__Job__.
Examine the entries and show every line in which the word "chart" is found.

__Provided material__.
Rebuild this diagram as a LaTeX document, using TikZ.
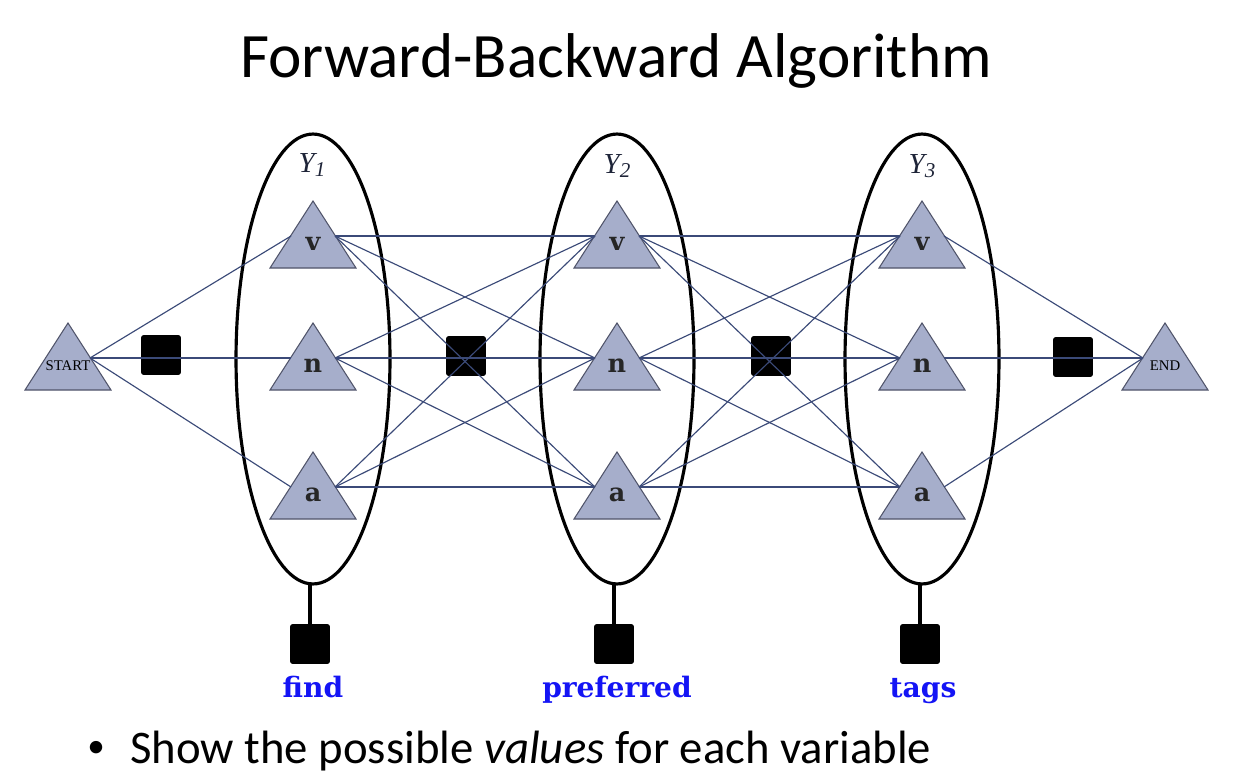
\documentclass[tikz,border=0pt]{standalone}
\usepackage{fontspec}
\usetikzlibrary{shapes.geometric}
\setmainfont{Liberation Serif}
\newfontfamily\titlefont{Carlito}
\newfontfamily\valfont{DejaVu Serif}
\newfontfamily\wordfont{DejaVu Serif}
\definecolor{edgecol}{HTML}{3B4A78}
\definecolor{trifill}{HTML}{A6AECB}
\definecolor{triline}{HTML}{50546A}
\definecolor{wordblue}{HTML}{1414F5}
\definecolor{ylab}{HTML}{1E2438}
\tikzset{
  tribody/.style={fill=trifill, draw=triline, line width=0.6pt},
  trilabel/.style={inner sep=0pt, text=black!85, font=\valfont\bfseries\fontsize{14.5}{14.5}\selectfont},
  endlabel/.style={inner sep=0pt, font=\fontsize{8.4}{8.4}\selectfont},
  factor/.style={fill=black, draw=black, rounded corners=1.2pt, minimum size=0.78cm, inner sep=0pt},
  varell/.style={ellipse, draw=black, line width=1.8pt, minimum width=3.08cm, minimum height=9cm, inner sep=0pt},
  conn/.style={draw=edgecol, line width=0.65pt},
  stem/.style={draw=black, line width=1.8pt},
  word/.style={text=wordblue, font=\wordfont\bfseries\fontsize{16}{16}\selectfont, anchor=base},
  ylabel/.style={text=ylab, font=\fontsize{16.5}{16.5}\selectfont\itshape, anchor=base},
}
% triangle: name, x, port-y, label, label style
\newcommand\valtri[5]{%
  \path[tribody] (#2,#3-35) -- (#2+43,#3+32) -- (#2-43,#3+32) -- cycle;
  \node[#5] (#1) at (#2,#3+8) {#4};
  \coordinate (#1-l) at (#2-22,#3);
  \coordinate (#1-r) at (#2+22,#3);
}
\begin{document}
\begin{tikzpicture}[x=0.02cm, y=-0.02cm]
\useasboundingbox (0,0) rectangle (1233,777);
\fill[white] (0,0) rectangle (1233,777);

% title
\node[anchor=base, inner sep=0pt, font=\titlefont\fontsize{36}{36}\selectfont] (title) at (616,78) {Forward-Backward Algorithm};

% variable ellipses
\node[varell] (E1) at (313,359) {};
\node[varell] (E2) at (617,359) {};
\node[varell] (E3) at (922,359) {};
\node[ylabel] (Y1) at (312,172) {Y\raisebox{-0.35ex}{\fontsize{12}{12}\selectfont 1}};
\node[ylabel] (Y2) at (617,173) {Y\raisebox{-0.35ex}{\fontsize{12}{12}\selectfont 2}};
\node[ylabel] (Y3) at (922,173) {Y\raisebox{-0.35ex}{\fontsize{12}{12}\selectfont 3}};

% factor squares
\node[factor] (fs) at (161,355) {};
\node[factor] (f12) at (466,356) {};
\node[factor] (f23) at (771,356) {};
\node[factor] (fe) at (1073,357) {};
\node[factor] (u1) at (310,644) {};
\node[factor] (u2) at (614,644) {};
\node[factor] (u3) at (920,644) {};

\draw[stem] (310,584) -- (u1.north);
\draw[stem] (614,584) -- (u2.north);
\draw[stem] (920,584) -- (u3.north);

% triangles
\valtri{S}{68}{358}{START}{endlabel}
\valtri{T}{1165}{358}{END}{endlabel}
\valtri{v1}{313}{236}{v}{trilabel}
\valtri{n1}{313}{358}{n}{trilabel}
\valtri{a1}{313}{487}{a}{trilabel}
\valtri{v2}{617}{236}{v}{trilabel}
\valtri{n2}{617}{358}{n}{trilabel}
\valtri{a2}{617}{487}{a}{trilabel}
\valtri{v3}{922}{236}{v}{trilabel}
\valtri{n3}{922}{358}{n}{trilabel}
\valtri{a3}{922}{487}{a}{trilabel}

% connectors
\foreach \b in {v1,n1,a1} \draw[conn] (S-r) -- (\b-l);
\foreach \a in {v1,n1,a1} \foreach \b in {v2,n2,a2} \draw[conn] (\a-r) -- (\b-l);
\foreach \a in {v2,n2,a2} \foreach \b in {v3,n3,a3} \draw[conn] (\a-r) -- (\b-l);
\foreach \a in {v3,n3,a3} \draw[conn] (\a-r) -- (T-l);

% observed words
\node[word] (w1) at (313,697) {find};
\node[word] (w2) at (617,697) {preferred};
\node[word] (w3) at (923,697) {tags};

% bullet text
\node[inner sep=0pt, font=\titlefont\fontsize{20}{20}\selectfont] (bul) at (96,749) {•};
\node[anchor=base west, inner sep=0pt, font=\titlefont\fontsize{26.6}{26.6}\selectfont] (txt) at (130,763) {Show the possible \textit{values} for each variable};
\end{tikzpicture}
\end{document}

---

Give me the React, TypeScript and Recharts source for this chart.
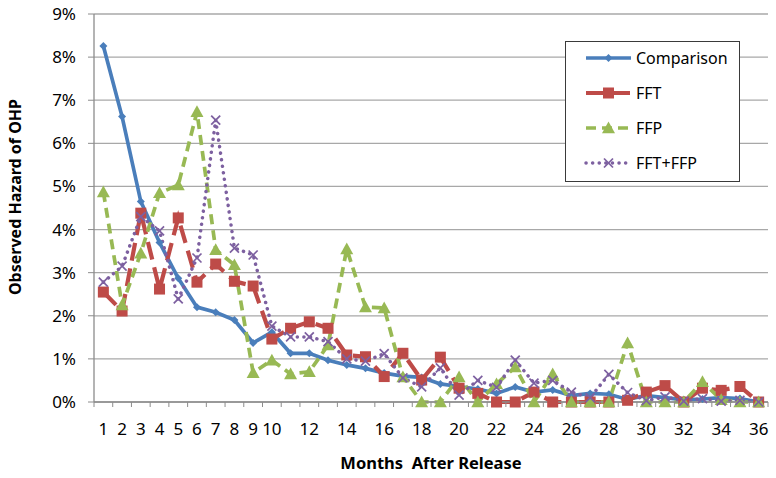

==

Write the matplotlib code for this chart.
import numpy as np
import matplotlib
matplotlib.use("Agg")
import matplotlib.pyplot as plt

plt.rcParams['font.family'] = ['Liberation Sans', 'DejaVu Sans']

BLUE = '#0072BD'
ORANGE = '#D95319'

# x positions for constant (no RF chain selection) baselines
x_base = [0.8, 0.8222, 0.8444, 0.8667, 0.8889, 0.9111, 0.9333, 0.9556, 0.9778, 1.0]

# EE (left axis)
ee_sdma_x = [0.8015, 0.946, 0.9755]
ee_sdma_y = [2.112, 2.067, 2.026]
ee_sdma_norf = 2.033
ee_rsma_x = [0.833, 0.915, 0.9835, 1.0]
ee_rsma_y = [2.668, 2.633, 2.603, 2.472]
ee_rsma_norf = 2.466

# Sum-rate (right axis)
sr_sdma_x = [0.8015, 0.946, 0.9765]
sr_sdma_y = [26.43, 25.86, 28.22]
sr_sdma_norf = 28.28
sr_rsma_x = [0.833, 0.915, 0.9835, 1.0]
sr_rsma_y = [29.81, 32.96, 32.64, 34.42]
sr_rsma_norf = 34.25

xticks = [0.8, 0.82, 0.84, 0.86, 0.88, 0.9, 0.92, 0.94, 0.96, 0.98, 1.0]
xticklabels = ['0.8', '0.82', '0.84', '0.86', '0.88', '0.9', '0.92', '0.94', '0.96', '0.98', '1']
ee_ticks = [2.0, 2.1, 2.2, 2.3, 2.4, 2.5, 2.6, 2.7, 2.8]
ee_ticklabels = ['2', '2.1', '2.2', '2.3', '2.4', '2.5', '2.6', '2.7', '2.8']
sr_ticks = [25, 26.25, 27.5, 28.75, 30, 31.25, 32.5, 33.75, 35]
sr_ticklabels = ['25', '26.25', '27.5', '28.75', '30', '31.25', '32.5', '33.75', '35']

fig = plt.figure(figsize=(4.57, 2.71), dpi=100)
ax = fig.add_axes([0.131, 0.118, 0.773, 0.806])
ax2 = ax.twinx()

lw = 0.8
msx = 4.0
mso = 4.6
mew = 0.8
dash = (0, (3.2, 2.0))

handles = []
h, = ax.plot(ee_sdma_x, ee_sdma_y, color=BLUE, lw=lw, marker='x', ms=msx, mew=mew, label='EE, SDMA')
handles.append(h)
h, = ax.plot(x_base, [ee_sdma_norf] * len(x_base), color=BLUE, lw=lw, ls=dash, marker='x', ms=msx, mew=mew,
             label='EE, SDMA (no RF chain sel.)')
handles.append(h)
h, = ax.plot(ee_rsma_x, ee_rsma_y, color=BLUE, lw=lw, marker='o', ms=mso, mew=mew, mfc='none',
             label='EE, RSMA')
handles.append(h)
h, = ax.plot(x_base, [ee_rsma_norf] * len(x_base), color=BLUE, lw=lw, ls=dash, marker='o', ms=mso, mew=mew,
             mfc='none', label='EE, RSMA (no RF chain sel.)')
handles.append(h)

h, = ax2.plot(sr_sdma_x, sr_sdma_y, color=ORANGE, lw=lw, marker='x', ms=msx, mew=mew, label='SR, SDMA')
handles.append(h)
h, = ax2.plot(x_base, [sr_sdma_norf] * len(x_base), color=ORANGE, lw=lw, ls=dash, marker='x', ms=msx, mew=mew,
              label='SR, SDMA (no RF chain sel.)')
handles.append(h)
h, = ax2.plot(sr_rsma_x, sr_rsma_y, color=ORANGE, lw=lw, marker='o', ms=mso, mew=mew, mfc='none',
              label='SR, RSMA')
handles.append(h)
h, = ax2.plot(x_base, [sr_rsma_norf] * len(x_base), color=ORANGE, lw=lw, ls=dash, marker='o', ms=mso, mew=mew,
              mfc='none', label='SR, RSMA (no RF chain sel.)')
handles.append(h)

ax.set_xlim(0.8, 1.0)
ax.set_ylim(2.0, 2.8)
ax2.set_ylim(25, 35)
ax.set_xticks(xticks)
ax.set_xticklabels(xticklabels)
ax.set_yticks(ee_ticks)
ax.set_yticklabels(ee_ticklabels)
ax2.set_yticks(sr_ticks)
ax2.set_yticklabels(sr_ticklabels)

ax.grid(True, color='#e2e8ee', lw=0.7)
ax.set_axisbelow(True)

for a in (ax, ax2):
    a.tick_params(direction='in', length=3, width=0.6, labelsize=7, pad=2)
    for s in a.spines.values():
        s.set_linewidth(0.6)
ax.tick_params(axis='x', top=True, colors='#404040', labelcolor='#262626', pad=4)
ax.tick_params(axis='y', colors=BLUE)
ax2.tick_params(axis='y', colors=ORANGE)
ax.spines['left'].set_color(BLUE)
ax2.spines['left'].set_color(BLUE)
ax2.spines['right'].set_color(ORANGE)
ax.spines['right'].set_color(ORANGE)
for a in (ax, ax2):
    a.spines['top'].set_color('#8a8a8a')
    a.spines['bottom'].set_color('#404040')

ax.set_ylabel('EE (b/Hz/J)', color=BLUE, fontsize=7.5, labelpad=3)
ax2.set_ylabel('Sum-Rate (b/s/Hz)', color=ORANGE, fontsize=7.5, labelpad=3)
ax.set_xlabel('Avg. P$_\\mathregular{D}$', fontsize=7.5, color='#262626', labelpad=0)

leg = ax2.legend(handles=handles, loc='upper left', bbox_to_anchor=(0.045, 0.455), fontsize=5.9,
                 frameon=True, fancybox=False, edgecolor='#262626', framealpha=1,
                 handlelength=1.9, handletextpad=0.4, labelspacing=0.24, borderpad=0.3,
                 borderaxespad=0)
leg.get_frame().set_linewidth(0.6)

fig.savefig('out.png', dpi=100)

__Response to the task__.
Give me the React, TypeScript and Recharts source for this chart.
Write the matplotlib code for this chart.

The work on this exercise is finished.